Abstract
Background: Head and neck cancer predominantly originates from the mucosal layer of the upper aerodigestive tract, with squamous cell carcinoma representing the majority of cases. Therefore, a comprehensive oral and upper aerodigestive tract endoscopy examination serves as the primary diagnostic method for these cancers. While deep learning, particularly in computer vision, has been extensively researched for lesion segmentation in various diagnostic endoscopies such as colon polyps and gastric lesions, there have been limited reports on deep learning algorithms specifically tailored for segmenting head and neck squamous cell carcinoma.
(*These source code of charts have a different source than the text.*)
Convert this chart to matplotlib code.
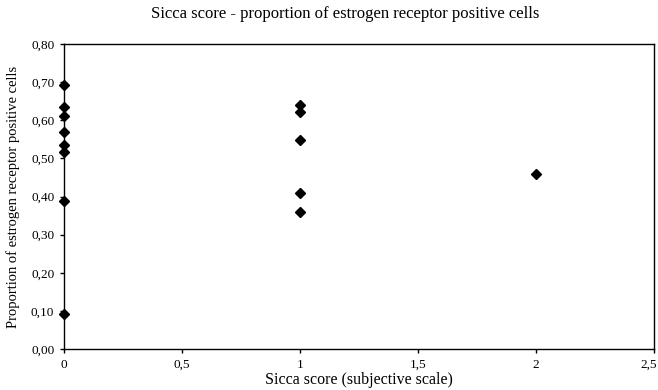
import matplotlib.pyplot as plt
import matplotlib.transforms as mtransforms
from matplotlib.ticker import FuncFormatter


sicca = [0, 0, 0, 0, 0, 0, 0, 0, 1, 1, 1, 1, 1, 2]
proportion = [0.693, 0.635, 0.61, 0.57, 0.535, 0.518, 0.388, 0.092,
              0.64, 0.621, 0.547, 0.408, 0.36, 0.458]

x_ticks = [0, 0.5, 1, 1.5, 2, 2.5]
y_ticks = [0.0, 0.1, 0.2, 0.3, 0.4, 0.5, 0.6, 0.7, 0.8]

plt.rcParams['font.family'] = 'Liberation Serif'

fig = plt.figure(figsize=(6.58, 3.90), dpi=100)
ax = fig.add_axes([64 / 658, 41 / 390, 590 / 658, 305 / 390])

ax.plot(sicca, proportion, linestyle='none', marker='D', color='black',
        markersize=4.6, clip_on=False, zorder=3)

ax.set_xlim(0, 2.5)
ax.set_ylim(0, 0.8)
ax.set_xticks(x_ticks)
ax.set_yticks(y_ticks)
ax.xaxis.set_major_formatter(FuncFormatter(lambda v, p: f"{v:g}".replace('.', ',')))
ax.yaxis.set_major_formatter(FuncFormatter(lambda v, p: f"{v:.2f}".replace('.', ',')))
ax.tick_params(direction='out', length=3, width=1, labelsize=9.5, pad=4)

# last tick label sits at the figure edge, nudge it inside
last = ax.get_xticklabels()[-1]
last.set_horizontalalignment('right')
last.set_transform(last.get_transform() + mtransforms.ScaledTranslation(3 / 100, 0, fig.dpi_scale_trans))

for s in ax.spines.values():
    s.set_linewidth(1.0)

ax.set_xlabel("Sicca score (subjective scale)", fontsize=11.5, labelpad=1)
ax.set_ylabel("Proportion of estrogen receptor positive cells", fontsize=10.5, labelpad=8)
fig.text(345 / 658, 1 - 14 / 390, "Sicca score - proportion of estrogen receptor positive cells",
         ha='center', va='center', fontsize=12)

fig.savefig("out.png", dpi=100, facecolor='white')
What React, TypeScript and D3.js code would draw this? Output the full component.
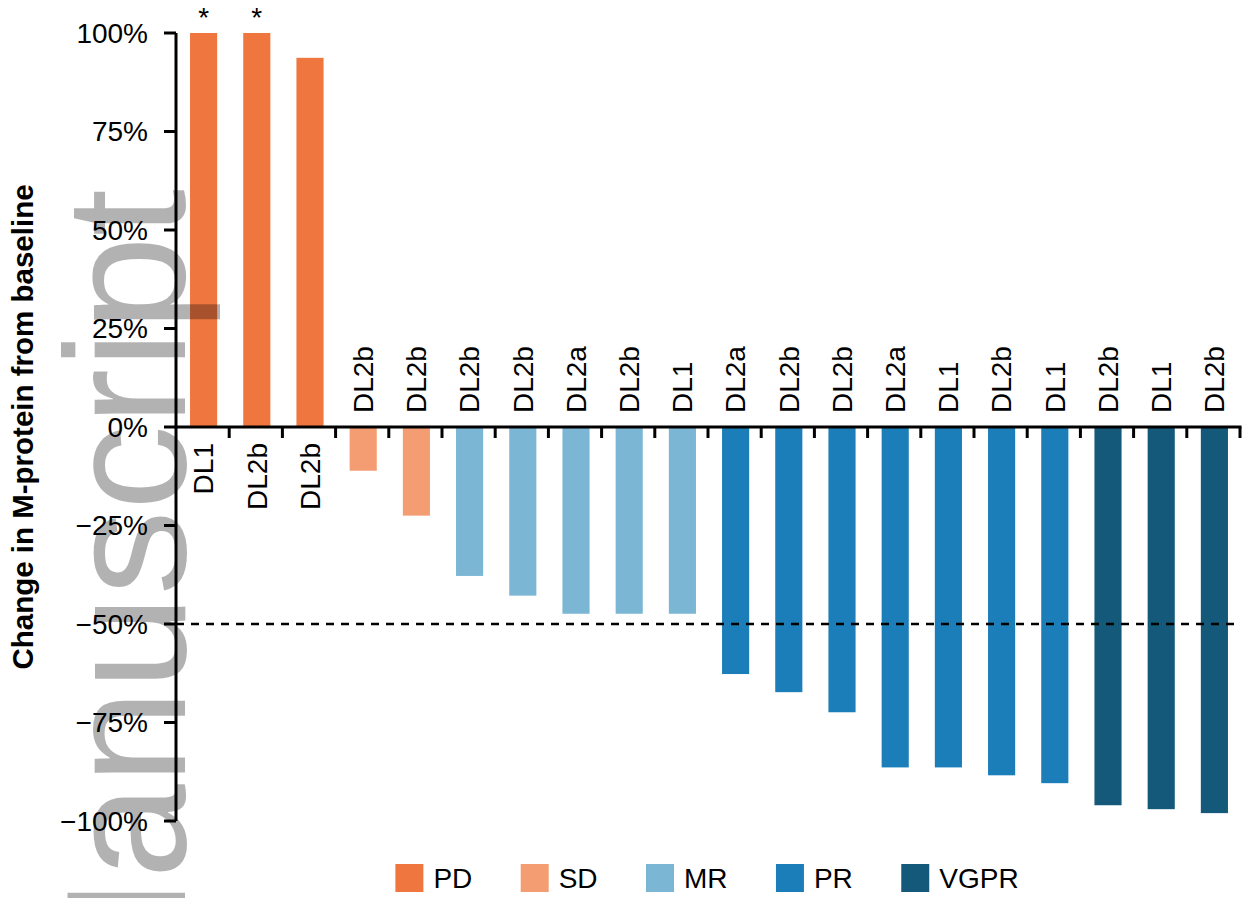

Methods: This study comprises a case series investigating artificial intelligence algorithms, focusing on head and neck squamous cell carcinoma (HNSCC) endoscopic images captured between 2016 and 2020. The images were sourced from the Department of Otolaryngology-Head and Neck Surgery at Kaohsiung Veterans General Hospital, a tertiary medical center in southern Taiwan. All photos were rigid endoscopy documentation of tumors histologically confirmed as SCC through biopsy or surgical excision. Importantly, these tumors were captured at the initial presentation of the disease, prior to any surgical or chemo-radiotherapy intervention.
We introduce a novel modification of the Neural Architecture Search (NAS) - U-Net-based model, termed SCC-Net, tailored for segmenting the enrolled endoscopic photos. This modification incorporates a new technique termed "Learnable Discrete Wavelet Pooling," which devises a new formulation by combining outputs from different layers using a channel attention module, assigning weights based on their importance in information flow. Additionally, we integrated the cross-stage-partial design from CSPnet. To evaluate performance, we compared SCC-Net with eight other state-of-the-art image segmentation models.
Results: We collected a total of 556 pathologically confirmed SCC photos of oral cavity, oropharynx, hypopharynx and glottis. The new SCC-Net algorithm achieves high mean Intersection over Union (mIOU) of 87.2%, accuracy of 97.17%, and recall of 97.15%. When comparing the performance of our proposed model with 8 different state-of-the-art image segmentation artificial neural network models, our model performed best in mIOU, DSC, accuracy and recall.
Conclusions: Our proposed SCC-Net architecture successfully segmented lesions from white light endoscopic images with promising accuracy, demonstrating consistent performance across all upper aerodigestive tract areas.